La guillotina, en aquella época, se alzaba en Cambrai, y el 25 de junio de 1794, se dio órdenes al director de la cárcel para que enviara rápidamente a las Hermanas a aquella ciudad. Llegaron el día 26, muy temprano, y poco después se las condujo al cadalso. Antes de subir al mismo, Sor Magdalena Fontaine repitió lo que ya había dicho varias veces: «Seremos las últimas víctimas». Esta profecía, que movió a risa al Comisario Lebon, se cumplió al pie de la letra: fueron, en Cambrai, las últimas víctimas. El hecho es que, aquella misma tarde, la guillotina dejó de funcionar, con motivo de una fiesta cívica inventada por Lebon: hubo que desmontarla para dejar sitio a las decoraciones de la fiesta, y no se la volvió a armar de nuevo. Muy pronto, la caída de Robespierre —que, con Marat y Danton, había dirigido la Convención y la había llevado a todos los excesos que durante ella se cometieron— produjo también la de Lebon y puso fin a la sangrienta persecución.

 

CONCLUSION

Estas siete Hermanas constituyen el precio que la Compañía pagó a la Revolu­ción. Pero otras varias tuvieron que sufrir cárcel, malos tratos, trabajos diversos y penosos. En todas las regiones de Francia, muchas Hermanas se mostraron inque­brantables en su adhesión a la Iglesia. Para terminar, una anécdota que da a conocer cómo las Hermanas de Nancy escaparon a la guillotina:

Las autoridades municipales de esta ciudad quisieron obligar a las Hermanas a que prestaran el juramento a la Constitución Civil del Clero. Pero, con el fin de no dar lugar a que se respaldaran unas a otras, decidieron hacerlas comparecer individual­mente, pensando que así sería más fácil someterlas. Llamaron en primer lugar a Sor Cecilia Choquart, porque les pareció que sería la más fácil de convencer para que se aviniese a sus propósitos, dada su sencillez.
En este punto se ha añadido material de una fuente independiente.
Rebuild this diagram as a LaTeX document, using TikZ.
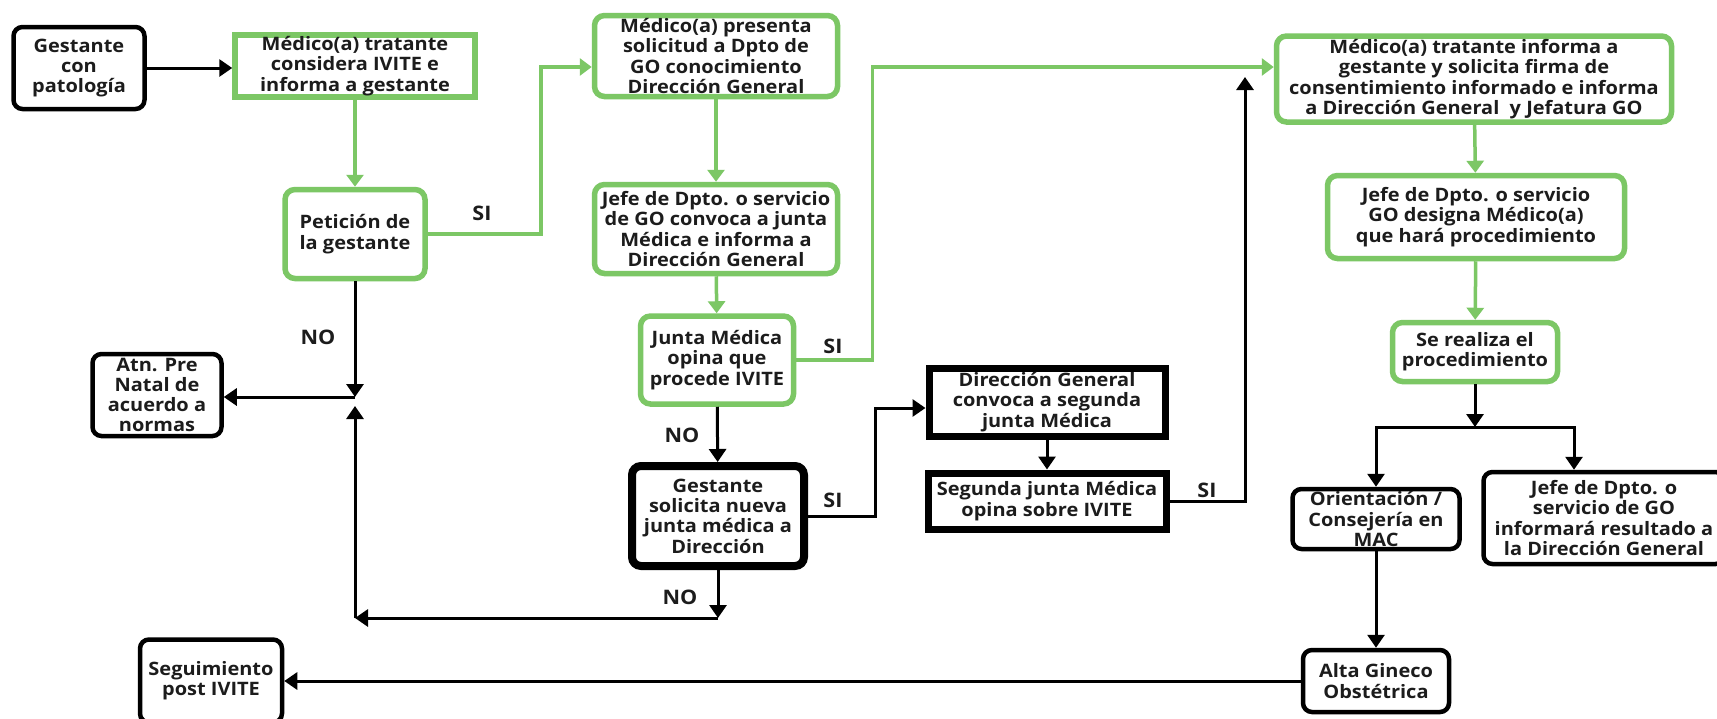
\documentclass[tikz,border=0pt]{standalone}
\usepackage{fontspec}
\setmainfont{Open Sans}[FakeStretch=1.08]
\usetikzlibrary{arrows.meta,positioning,calc}
\definecolor{gverde}{HTML}{7CC765}
\definecolor{gtexto}{HTML}{1C1C1C}

\begin{document}
\begin{tikzpicture}[
  x=1pt,y=-1pt,
  font=\bfseries\fontsize{18.5}{20.3}\selectfont,
  every node/.style={text=gtexto},
  gbox/.style={draw=gverde,line width=5.5pt,rounded corners=10pt,fill=white,align=center,
               inner sep=1pt},
  gsq/.style={gbox,sharp corners},
  kbox/.style={draw=black,line width=4.5pt,rounded corners=9pt,fill=white,align=center,
               inner sep=1pt},
  ksq/.style={kbox,sharp corners,line width=7pt},
  gar/.style={-{Triangle[length=12pt,width=17pt]},draw=gverde,line width=3.5pt},
  kar/.style={-{Triangle[length=13pt,width=17pt]},draw=black,line width=3pt},
  lab/.style={font=\bfseries\fontsize{20}{22}\selectfont}
]
\useasboundingbox (0,0) rectangle (1717,718);
\fill[white] (0,0) rectangle (1717,718);

% left column
\node[kbox,minimum width=131,minimum height=82] (gest) at (79,68) {Gestante\\con\\patología};
\node[gsq,minimum width=240,minimum height=62] (medtrat) at (355,66)
  {Médico(a) tratante\\considera IVITE e\\informa a gestante};
\node[gbox,minimum width=140,minimum height=89] (peti) at (355,234)
  {Petición de\\la gestante};
\node[kbox,minimum width=129,minimum height=82] (atn) at (157,395)
  {Atn. Pre\\Natal de\\acuerdo a\\normas};
\node[kbox,minimum width=142,minimum height=83] (segui) at (211,681)
  {Seguimiento\\post IVITE};

% middle column
\node[gbox,minimum width=243,minimum height=81] (medpres) at (716,56)
  {Médico(a) presenta\\solicitud a Dpto de\\GO conocimiento\\Dirección General};
\node[gbox,minimum width=243,minimum height=89] (jefeconv) at (716,229)
  {Jefe de Dpto. o servicio\\de GO convoca a junta\\Médica e informa a\\Dirección General};
\node[gbox,minimum width=153,minimum height=88] (junta) at (717,360)
  {Junta Médica\\opina que\\procede IVITE};
\node[kbox,line width=8pt,minimum width=172,minimum height=100] (solic) at (718,516)
  {Gestante\\solicita nueva\\junta médica a\\Dirección};
\node[ksq,minimum width=236,minimum height=68] (dirconv) at (1047,402)
  {Dirección General\\convoca a segunda\\junta Médica};
\node[ksq,minimum width=238,minimum height=56] (segunda) at (1047,501)
  {Segunda junta Médica\\opina sobre IVITE};

% right column
\node[gbox,minimum width=395,minimum height=86] (medinf) at (1474,79)
  {Médico(a) tratante informa a\\gestante y solicita firma de\\consentimiento informado e informa\\a Dirección General\ \ y Jefatura GO};
\node[gbox,minimum width=297,minimum height=83] (jefedes) at (1476,217)
  {Jefe de Dpto. o servicio\\GO designa Médico(a)\\que hará procedimiento};
\node[gbox,minimum width=165,minimum height=59] (realiza) at (1475,352)
  {Se realiza el\\procedimiento};
\node[kbox,minimum width=167,minimum height=60] (orient) at (1376,519)
  {Orientación /\\Consejería en\\MAC};
\node[kbox,minimum width=241,minimum height=92] (jefeinf) at (1604,518)
  {Jefe de Dpto. o\\servicio de GO\\informará resultado a\\la Dirección General};
\node[kbox,minimum width=146,minimum height=62] (alta) at (1376,681)
  {Alta Gineco\\Obstétrica};

\coordinate (jn) at (355,397);
\coordinate (jb) at (718,618);
\coordinate (jc) at (355,618);
\coordinate (ju) at (355,406);
\coordinate (rep) at (1245,77);
\coordinate (ramal) at (1475,427);

% connectors
\draw[kar] (gest.east) -- (gest.east -| medtrat.west);
\draw[gar] (medtrat) -- (peti);
\draw[gar] (peti.east) -- ++(113,0) |- ([yshift=-11pt]medpres.west);
\draw[gar] (medpres) -- (jefeconv);
\draw[gar] (jefeconv) -- (junta);
\draw[gar] (junta.east) -- ++(76,0) |- ([yshift=12pt]medinf.west);
\draw[kar] (junta) -- (solic);
\draw[kar] (solic.east) -- ++(67,0) |- ([yshift=-6pt]dirconv.west);
\draw[kar] (dirconv) -- (segunda);
\draw[kar] (segunda.east) -| (rep);
\draw[gar] (medinf) -- (jefedes);
\draw[gar] (jefedes) -- (realiza);
\draw[kar] (realiza) -- (ramal);
\draw[kar] (ramal) -| (orient.north);
\draw[kar] (ramal) -| ([xshift=-30pt]jefeinf.north);
\draw[kar] (orient) -- (alta);
\draw[kar] (alta.west) -- (alta.west -| segui.east);
\draw[kar] (peti) -- (jn);
\draw[kar] (jn) -- (jn -| atn.east);
\draw[kar] (solic) -- (jb);
\draw[kar] (jb) -- (jc);
\draw[kar] (jc) -- (ju);

% labels
\node[lab] (si1) at (482,213) {SI};
\node[lab] (si2) at (833,346) {SI};
\node[lab] (si3) at (833,500) {SI};
\node[lab] (si4) at (1207,490) {SI};
\node[lab] (no1) at (318,337) {NO};
\node[lab] (no2) at (682,435) {NO};
\node[lab] (no3) at (680,597) {NO};
\end{tikzpicture}
\end{document}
Una vez convencida la primera, las demás harían lo mismo.

Así pues, hicieron comparecer a Sor Cecilia, bien escoltada, en la sala de audiencias, ante los miembros del municipio. La Hermana empezó por saludarles y les dijo sin que apareciese en ella la menor preocupación: «Qué desean de mi, ciudadanos? Le respondieron, con muchos circunloquios, aunque con buenos moda­les, que la ley obligaba a las Hermanas a que prestasen juramento. Ella respondió:,«Hace mucho tiempo que hice un juramento: fue al recibir el bautismo, cuando juré a Dios serle fiel. Más adelante, he hecho otro juramento a Dios, al hacer los votos propios de mi estado. Y ya no tengo más juramentos que hacer». Señalando, entonces, el cuello con la mano, añadió: «Aquí tienen mi cabeza, si la desean estoy dispuesta». Aquella respuesta tan firme y, a la vez, tan poco esperada, desconcertó a los munícipes que, sin embargo, no se dieron por vencidos en su propósito. Pero la Hermana se mantuvo firme en la misma actitud.

No se sometió a interrogatorio a las demás Hermanas y todas pudieron proseguir con tranquilidad su servicio.